- [Task prompt] Below are the records. Gather each line that holds "matplotlib".

• • •

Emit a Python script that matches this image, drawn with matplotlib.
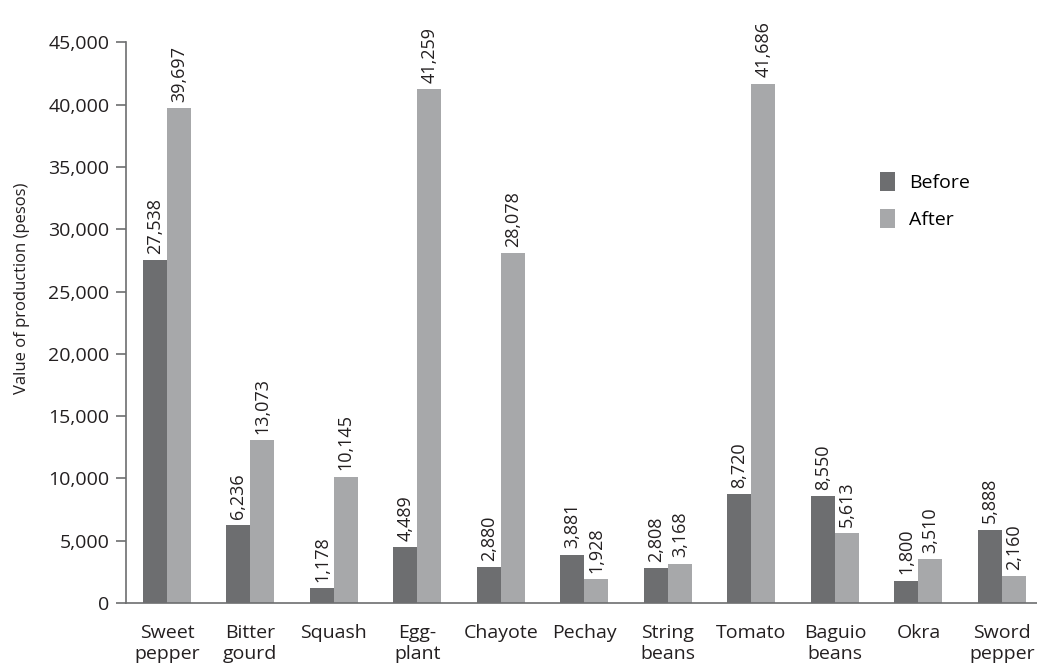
import matplotlib
matplotlib.use("Agg")
import matplotlib.pyplot as plt
import numpy as np

categories = ["Sweet\npepper", "Bitter\ngourd", "Squash", "Egg-\nplant", "Chayote", "Pechay",
              "String\nbeans", "Tomato", "Baguio\nbeans", "Okra", "Sword\npepper"]
before = [27538, 6236, 1178, 4489, 2880, 3881, 2808, 8720, 8550, 1800, 5888]
after = [39697, 13073, 10145, 41259, 28078, 1928, 3168, 41686, 5613, 3510, 2160]

plt.rcParams['font.family'] = ['Open Sans', 'DejaVu Sans']
c_before = "#6d6e70"
c_after = "#a7a8aa"
text_c = "#231f20"

fig = plt.figure(figsize=(10.37, 6.69), dpi=100)
ax = fig.add_axes([0.1215, 0.0987, 0.8785, 0.838])
x = np.arange(len(categories))
w = 0.287
b1 = ax.bar(x - w/2, before, w, color=c_before, label="Before")
b2 = ax.bar(x + w/2, after, w, color=c_after, label="After")
for rect, v in zip(b1, before):
    ax.text(rect.get_x() + rect.get_width()/2, v + 500, f"{v:,}", rotation=90,
            ha="center", va="bottom", fontsize=13, color=text_c)
for rect, v in zip(b2, after):
    ax.text(rect.get_x() + rect.get_width()/2, v + 500, f"{v:,}", rotation=90,
            ha="center", va="bottom", fontsize=13, color=text_c)

ax.set_xlim(-0.49, 10.42)
ax.set_ylim(0, 45000)
ax.set_yticks(np.arange(0, 45001, 5000))
ax.set_yticklabels([f"{t:,}" for t in range(0, 45001, 5000)])
ax.set_xticks(x)
ax.set_xticklabels(categories, fontsize=14, color=text_c, linespacing=1.25)
ax.tick_params(axis="x", length=0, pad=15)
ax.tick_params(axis="y", length=7, color="#6d6e70", labelsize=14, labelcolor=text_c, width=1.2, pad=5)
for s in ["top", "right"]:
    ax.spines[s].set_visible(False)
for s in ["left", "bottom"]:
    ax.spines[s].set_color("#6d6e70")
    ax.spines[s].set_linewidth(1.2)
ax.set_ylabel("Value of production (pesos)", fontsize=12, color=text_c)
ax.yaxis.set_label_coords(-0.105, 0.561)
ax.legend(loc="upper left", bbox_to_anchor=(0.808, 0.80), frameon=False, fontsize=14,
          handlelength=0.8, handleheight=1.1, handletextpad=0.7, labelspacing=0.9)
fig.savefig("out.png", dpi=100)
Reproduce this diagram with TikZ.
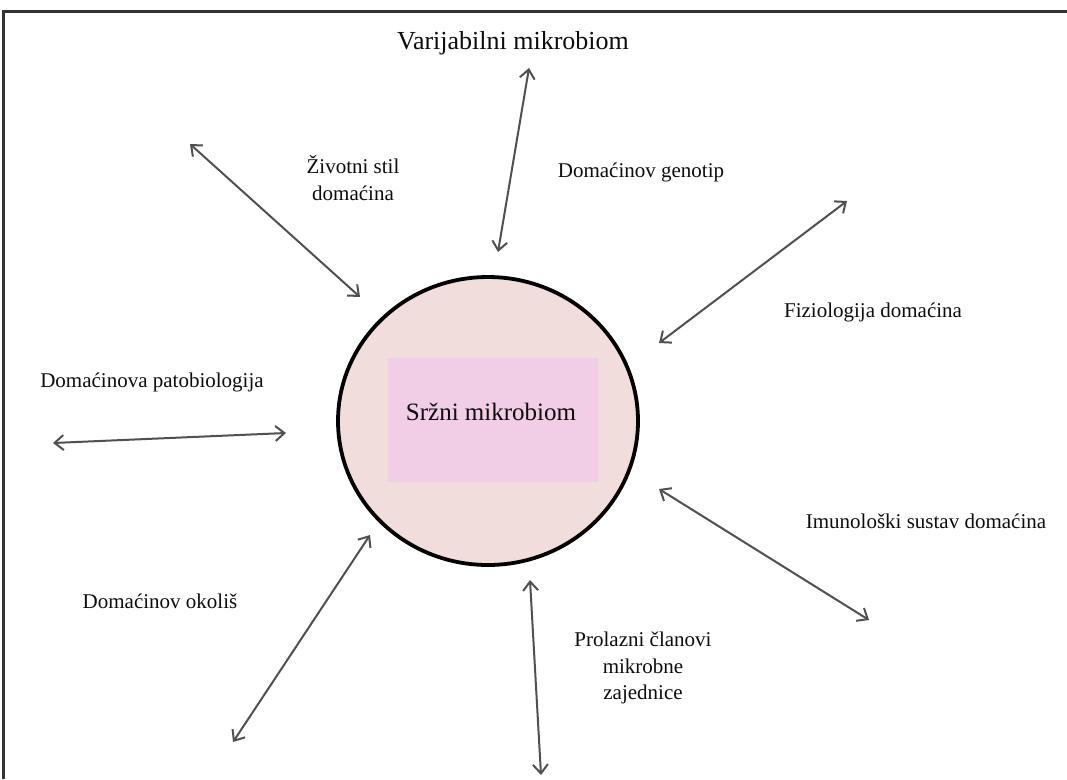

• • •

- [Task output]
Emit a Python script that matches this image, drawn with matplotlib.
import matplotlib
matplotlib.use("Agg")
import matplotlib.pyplot as plt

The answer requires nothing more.